◆ AIM ◆
Write out each line exactly as given. Leave the pictures out of your copy.

◆ DATA SECTION ◆
---------------
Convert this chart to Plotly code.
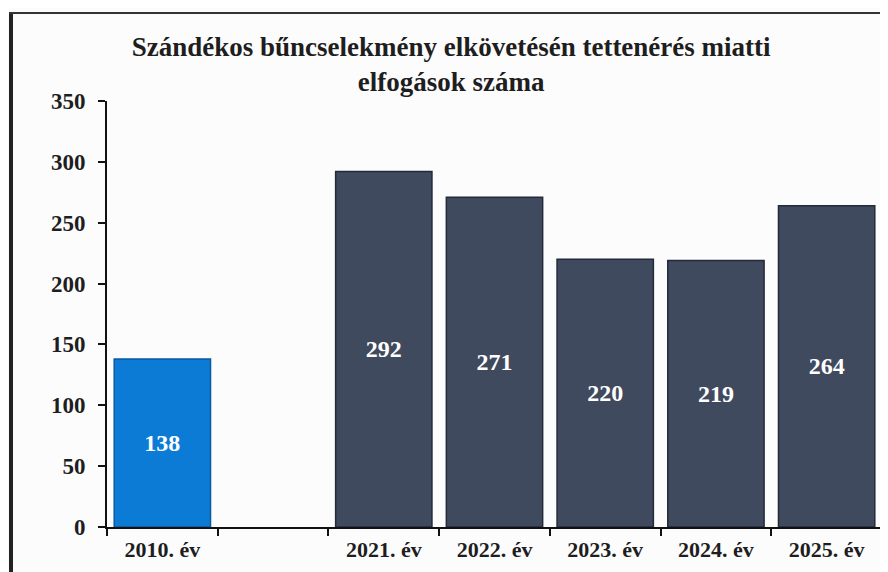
import plotly.graph_objects as go

categories = ["2010. év", " ", "2021. év", "2022. év", "2023. év", "2024. év", "2025. év"]
values = [138, None, 292, 271, 220, 219, 264]
bar_colors = ["#0b7bd6", "#3f4a5e", "#3f4a5e", "#3f4a5e", "#3f4a5e", "#3f4a5e", "#3f4a5e"]
edge_colors = ["#0a5aa0", "#232b3a", "#232b3a", "#232b3a", "#232b3a", "#232b3a", "#232b3a"]
labels = ["" if v is None else str(v) for v in values]
title_text = "<b>Szándékos bűncselekmény elkövetésén tettenérés miatti<br>elfogások száma</b>"
yticks = [0, 50, 100, 150, 200, 250, 300, 350]

font_family = "Liberation Serif, Times New Roman, serif"

# page body has an 8px offset; margins chosen so the plot area lands at
# x 107..882, y 101..527 in the 888x572 window
W, H = 888, 572
L, R, T, B = 99, 14, 93, 53
PW, PH = W - L - R, H - T - B

fig = go.Figure()
fig.add_trace(go.Bar(
    x=categories,
    y=values,
    marker=dict(color=bar_colors, line=dict(color=edge_colors, width=1.5)),
    text=labels,
    textposition="inside",
    insidetextanchor="middle",
    textangle=0,
    textfont=dict(family=font_family, size=24, color="white"),
    texttemplate="<b>%{text}</b>",
    width=0.87,
    hoverinfo="skip",
))

fig.update_layout(
    width=W, height=H,
    paper_bgcolor="#fcfcfd",
    plot_bgcolor="#fcfcfd",
    margin=dict(l=L, r=R, t=T, b=B),
    showlegend=False,
    title=dict(
        text=title_text,
        x=0.499, xanchor="center",
        y=1 - 48 / H, yanchor="top",
        font=dict(family=font_family, size=27, color="#1e1e1e"),
    ),
    xaxis=dict(
        type="category",
        categoryorder="array", categoryarray=categories,
        tickson="boundaries",
        ticks="outside", ticklen=7, tickwidth=2, tickcolor="#111",
        showline=True, linecolor="#111", linewidth=2,
        showgrid=False,
        tickfont=dict(family=font_family, size=22, color="#1e1e1e"),
        tickprefix="<b>", ticksuffix="</b>",
        ticklabelstandoff=2,
    ),
    yaxis=dict(
        range=[0, 350],
        tickvals=yticks,
        ticktext=[f"<b>{t}</b>" for t in yticks],
        ticks="outside", ticklen=7, tickwidth=2, tickcolor="#111",
        showline=True, linecolor="#111", linewidth=2,
        showgrid=False, zeroline=False,
        tickfont=dict(family=font_family, size=23, color="#1e1e1e"),
        ticklabelstandoff=8,
    ),
    shapes=[
        dict(type="line", xref="paper", yref="paper",
             x0=(3 - L) / PW, x1=(3 - L) / PW,
             y0=1 + (T - 5) / PH, y1=-B / PH,
             line=dict(color="#222", width=4)),
        dict(type="line", xref="paper", yref="paper",
             x0=(1 - L) / PW, x1=1 + R / PW,
             y0=1 + (T - 5) / PH, y1=1 + (T - 5) / PH,
             line=dict(color="#333", width=2)),
    ],
)

fig.write_html("out.html")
---------------
◆ COMPLETE ANSWER ◆
Convert this chart to Plotly code.
import plotly.graph_objects as go

categories = ["2010. év", " ", "2021. év", "2022. év", "2023. év", "2024. év", "2025. év"]
values = [138, None, 292, 271, 220, 219, 264]
bar_colors = ["#0b7bd6", "#3f4a5e", "#3f4a5e", "#3f4a5e", "#3f4a5e", "#3f4a5e", "#3f4a5e"]
edge_colors = ["#0a5aa0", "#232b3a", "#232b3a", "#232b3a", "#232b3a", "#232b3a", "#232b3a"]
labels = ["" if v is None else str(v) for v in values]
title_text = "<b>Szándékos bűncselekmény elkövetésén tettenérés miatti<br>elfogások száma</b>"
yticks = [0, 50, 100, 150, 200, 250, 300, 350]

font_family = "Liberation Serif, Times New Roman, serif"

# page body has an 8px offset; margins chosen so the plot area lands at
# x 107..882, y 101..527 in the 888x572 window
W, H = 888, 572
L, R, T, B = 99, 14, 93, 53
PW, PH = W - L - R, H - T - B

fig = go.Figure()
fig.add_trace(go.Bar(
    x=categories,
    y=values,
    marker=dict(color=bar_colors, line=dict(color=edge_colors, width=1.5)),
    text=labels,
    textposition="inside",
    insidetextanchor="middle",
    textangle=0,
    textfont=dict(family=font_family, size=24, color="white"),
    texttemplate="<b>%{text}</b>",
    width=0.87,
    hoverinfo="skip",
))

fig.update_layout(
    width=W, height=H,
    paper_bgcolor="#fcfcfd",
    plot_bgcolor="#fcfcfd",
    margin=dict(l=L, r=R, t=T, b=B),
    showlegend=False,
    title=dict(
        text=title_text,
        x=0.499, xanchor="center",
        y=1 - 48 / H, yanchor="top",
        font=dict(family=font_family, size=27, color="#1e1e1e"),
    ),
    xaxis=dict(
        type="category",
        categoryorder="array", categoryarray=categories,
        tickson="boundaries",
        ticks="outside", ticklen=7, tickwidth=2, tickcolor="#111",
        showline=True, linecolor="#111", linewidth=2,
        showgrid=False,
        tickfont=dict(family=font_family, size=22, color="#1e1e1e"),
        tickprefix="<b>", ticksuffix="</b>",
        ticklabelstandoff=2,
    ),
    yaxis=dict(
        range=[0, 350],
        tickvals=yticks,
        ticktext=[f"<b>{t}</b>" for t in yticks],
        ticks="outside", ticklen=7, tickwidth=2, tickcolor="#111",
        showline=True, linecolor="#111", linewidth=2,
        showgrid=False, zeroline=False,
        tickfont=dict(family=font_family, size=23, color="#1e1e1e"),
        ticklabelstandoff=8,
    ),
    shapes=[
        dict(type="line", xref="paper", yref="paper",
             x0=(3 - L) / PW, x1=(3 - L) / PW,
             y0=1 + (T - 5) / PH, y1=-B / PH,
             line=dict(color="#222", width=4)),
        dict(type="line", xref="paper", yref="paper",
             x0=(1 - L) / PW, x1=1 + R / PW,
             y0=1 + (T - 5) / PH, y1=1 + (T - 5) / PH,
             line=dict(color="#333", width=2)),
    ],
)

fig.write_html("out.html")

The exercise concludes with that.